Я жила неподалеку от университета, на другом конце города, поэтому мне не пришлось быть свидетельницей ни разнузданных пьянок, ни игр в карты и мацзян до утра. После обеда наступал тихий час, и в общежитии устанавливалась совсем иная, спокойная атмосфера. Как-то раз, когда я потягивала жасминовый чай, один из одноклассников показал мне свою маленькую коллекцию изображений, вырезанных из овощей. Пока его соседи по комнате спали или листали поваренные книги, я рассматривала причудливую панораму с миниатюрными пагодами, сделанную из тыквы, изящных лебедей, изготовленных из редьки и скрепленных зубочистками, цветы из моркови и пурпурные розы из редиски.

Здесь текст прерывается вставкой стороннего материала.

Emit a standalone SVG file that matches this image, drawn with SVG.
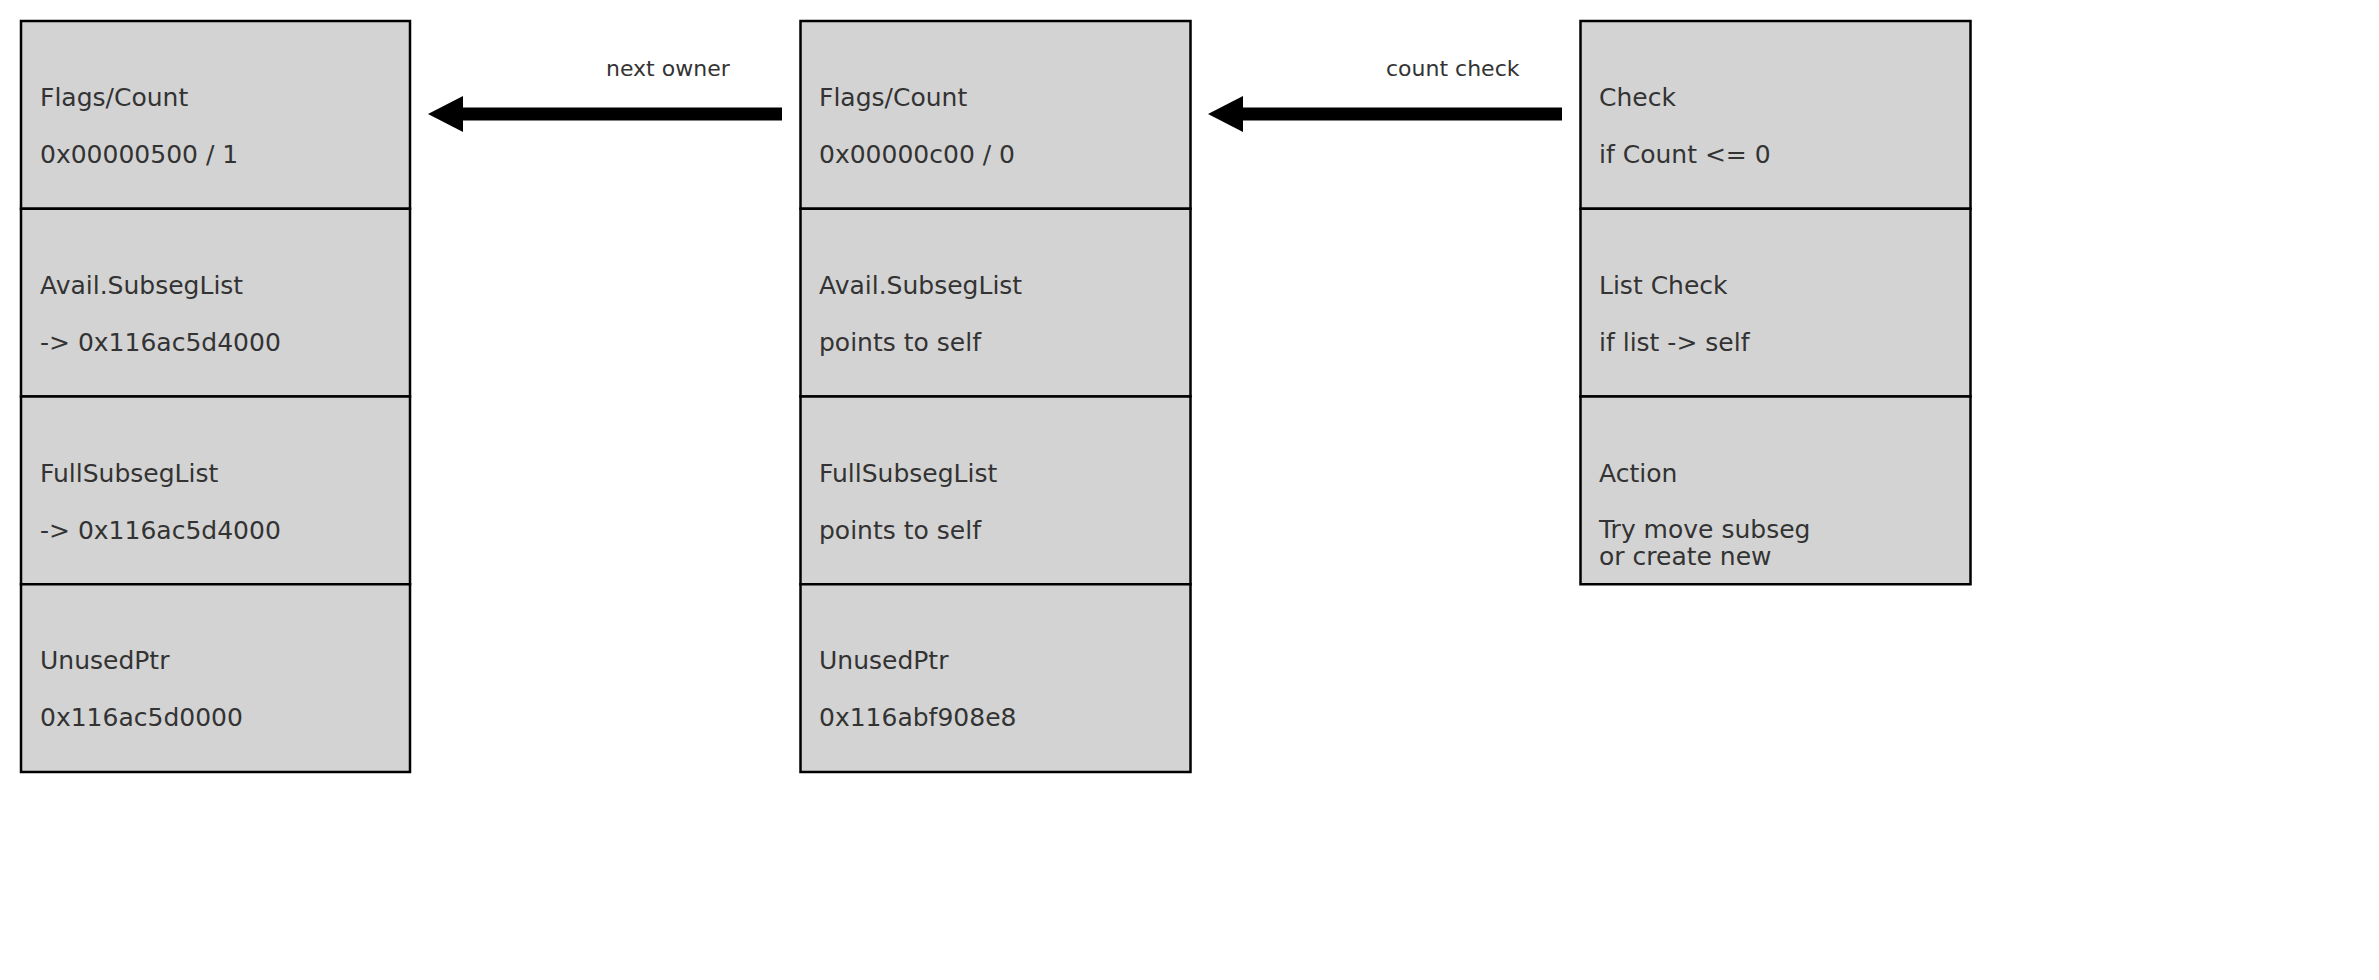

Китайская резьба по овощам поднимает искусство владения кухонным ножом на новый уровень. В данном случае результаты трудов повара предназначены не для еды, а для любования. Настоящий китайский мастер не только великолепно владеет искусством приготовления блюд, он еще и скульптор, наподобие французского кондитера, ткущего шелковую прядь из карамели и создающего цветы из сахара. Изготовление из продуктов скульптурных композиций и групп — вершина самых развитых кулинарных культур. Это искусство нарочито показное и легкомысленное — совсем как соборы из сахарной пастилы, созданные гением французской кухни девятнадцатого века Антоненом Карэмом, утверждавшим, что производство кондитерских изделий является одним из основных ответвлений архитектуры и одним из пяти видов изобразительных искусств.
Резьба по овощам может существовать только в обществе, где предостаточно бедных молодых людей, готовых работать за низкую плату. Именно они с готовностью могут целыми часами со всеми деталями вырезать на поверхности арбуза сцену из классического романа или же превращать оранжевую тыкву-горлянку в вазу с изображением золотистых рыбок, играющих среди миниатюрных кувшинок. Порой подобное занятие мне кажется хлопотным и нелепым, но вместе с тем в нем есть нечто завораживающее.
14
Притча приводится в переводе В. В. Малявина (Чжуан-цзы. Ле-цзы. М.:Мысль, 1995).